Several issues need exploration within the context of this dichotomy, if we decide to accept it. One issue is whether the super speed at which education is embracing media as a premier example of multimodality has slowed down enough to acknowledge that many educators feel that they have become the displaced persons (Panich, 1988) of the Knowledge Economy, and are going through what Vygotsky (1978) called perezhivane (lived experience). In theory, teachers could either reject or accept the influx of media technology into their world; however, since it is evident that it is here to stay, they need to be acculturated into the practices of this phenomenon to allow their skills to flourish. How do they learn to cope in their Zone of Proximal Development and to re-assert their self-efficacy as educators?
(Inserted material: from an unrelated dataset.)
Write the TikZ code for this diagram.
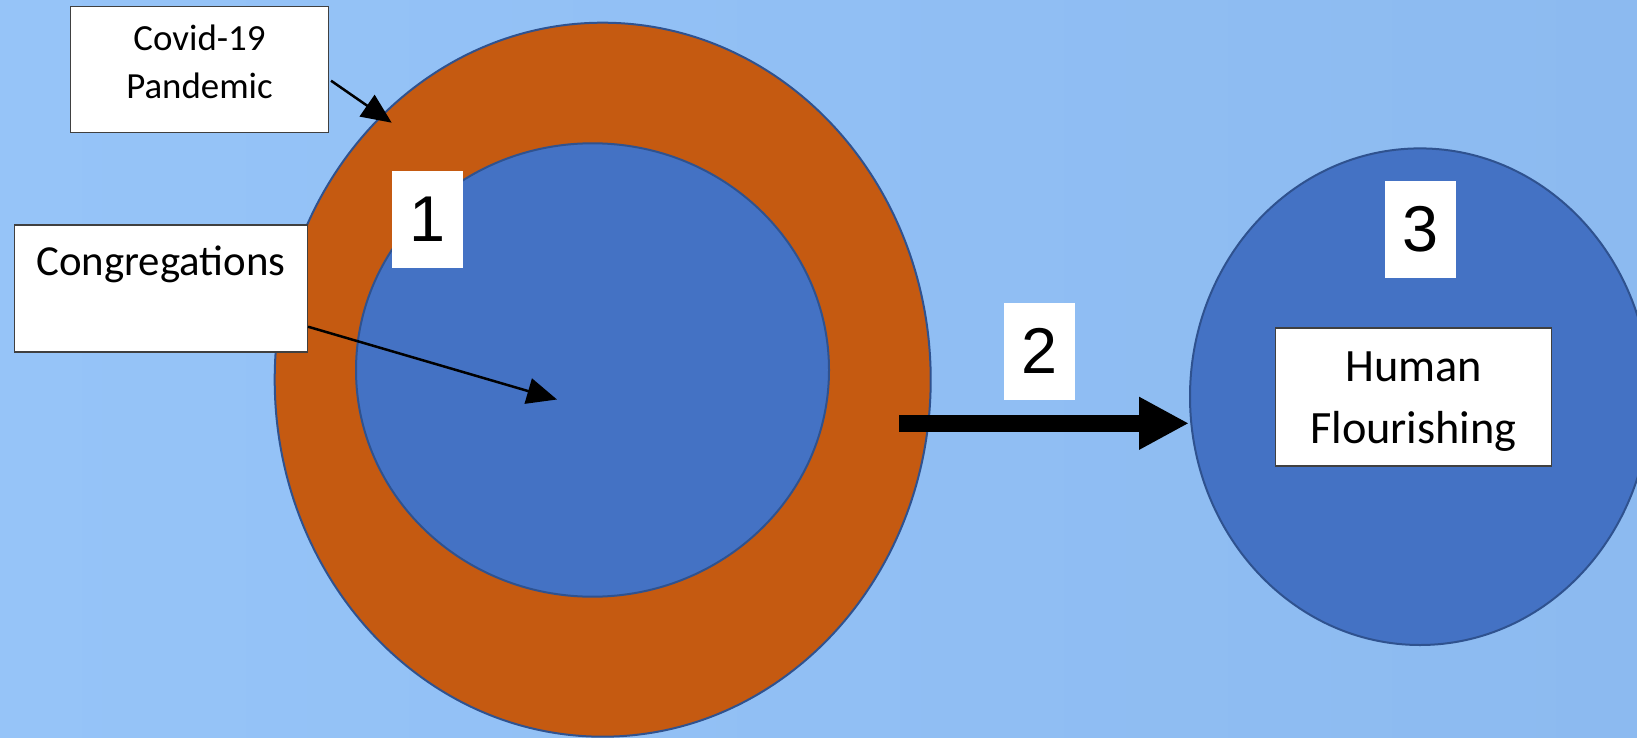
\documentclass[tikz,border=0pt]{standalone}
\usepackage{fontspec}
\setmainfont{Carlito}
\newfontfamily\numfont{Liberation Sans}
\usetikzlibrary{arrows.meta,shapes.geometric}
\definecolor{bgL}{RGB}{150,196,248}
\definecolor{bgM}{RGB}{160,202,250}
\definecolor{bgR}{RGB}{140,186,240}
\definecolor{ringcol}{RGB}{197,90,17}
\definecolor{corecol}{RGB}{68,114,196}
\definecolor{edgecol}{RGB}{47,82,143}
\definecolor{boxedge}{RGB}{64,64,64}
\begin{document}
\begin{tikzpicture}[x=1bp,y=-1bp,
  blob/.style={ellipse, draw=edgecol, line width=2bp, inner sep=0pt},
  labelbox/.style={draw=boxedge, line width=1.5bp, fill=white, inner sep=0pt},
  labeltext/.style={align=center, inner sep=0pt},
  numbox/.style={fill=white, inner sep=0pt, minimum width=71bp, minimum height=97bp,
    font=\numfont\fontsize{65}{65}\selectfont},
  thinarrow/.style={line width=2.5bp, -{Triangle[length=30bp,width=26bp]}},
  bigarrow/.style={line width=16.7bp, -{Triangle[length=50bp,width=49.3bp]}}
]
\path[use as bounding box] (0,0) rectangle (1637,738);
\clip (0,0) rectangle (1637,738);
\shade[left color=bgL, middle color=bgM, right color=bgR] (0,0) rectangle (1637,738);

% circles
\node[blob, fill=ringcol, minimum width=656bp, minimum height=714bp] (outer) at (602.7,379.7) {};
\node[blob, fill=corecol, minimum width=473bp, minimum height=453.4bp] (inner) at (592.5,370) {};
\node[blob, fill=corecol, minimum width=460bp, minimum height=496.6bp] (goal) at (1420,396.7) {};

% label boxes
\node[labelbox, minimum width=257.6bp, minimum height=126bp] (covid) at (199.5,69.7) {};
\node[labeltext, font=\fontsize{37}{47.6}\selectfont] (covidtxt) at (199.5,62) {Covid-19\\Pandemic};

\node[labelbox, minimum width=292.8bp, minimum height=126.7bp] (cong) at (160.9,288.4) {};
\node[labeltext, anchor=base, font=\fontsize{43}{52}\selectfont] (congtxt) at (160.9,275) {Congregations};

\node[labelbox, minimum width=276.4bp, minimum height=138.3bp] (human) at (1413.5,396.9) {};
\node[labeltext, font=\fontsize{46.5}{62.3}\selectfont] (humantxt) at (1413.5,401.5) {Human\\Flourishing};

% number boxes
\node[numbox] (n1) at (427.5,219.5) {1};
\node[numbox] (n2) at (1039.5,351) {2};
\node[numbox] (n3) at (1420.5,229.4) {3};

% arrows
\coordinate (covtip) at (391.7,122.7);
\coordinate (congtip) at (557,399.5);
\coordinate (bigstart) at (899.3,423.3);
\draw[thinarrow] ([xshift=2bp,yshift=-11bp]covid.east) -- (covtip);
\draw[thinarrow] ([yshift=-38.3bp]cong.east) -- (congtip);
\draw[bigarrow] (bigstart) -- (goal.west |- bigstart);
\end{tikzpicture}
\end{document}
Since beliefs guide the decisions educators make and the actions they take in the classroom (Cuban, 2002; Fullan, 2001, 2003), any inquiry into teachers’ understanding of their efficacy, beliefs, and identity in the classroom should involve a concurrent investigation into the meaning of the educator’s self-efficacy, belief systems, and identity in the information age. The exploration of this issue adopted Bandura’s (1977, 1982, 1986, 1997, 2006) theory of self-efficacy as a foundation for a discussion of what represents computer self-efficacy. Since researchers have found that self-efficacy is correlated to computer use (Compeau & Higgins, 1995; Compeau, Higgins, & Huff, 1999; Hasan, 2003; Marakas, Yi & Johnson, 1998; Potosky, 2002), there is a benefit to examining educators’ self-perceptions and behavior as they engage in the implementation of digital technologies. Closely aligned with this issue is an overview of several studies related to how educators prefer to study the use of computers. Such investigations add to the field of the Philosophy of Information by redefining what it means to be a student and an educator in the Information Age; they provide, from a unique context, a definition of information, intelligence, and understanding that have become somewhat confused as multimodal media becomes part of the curriculum and pedagogy at all levels of education.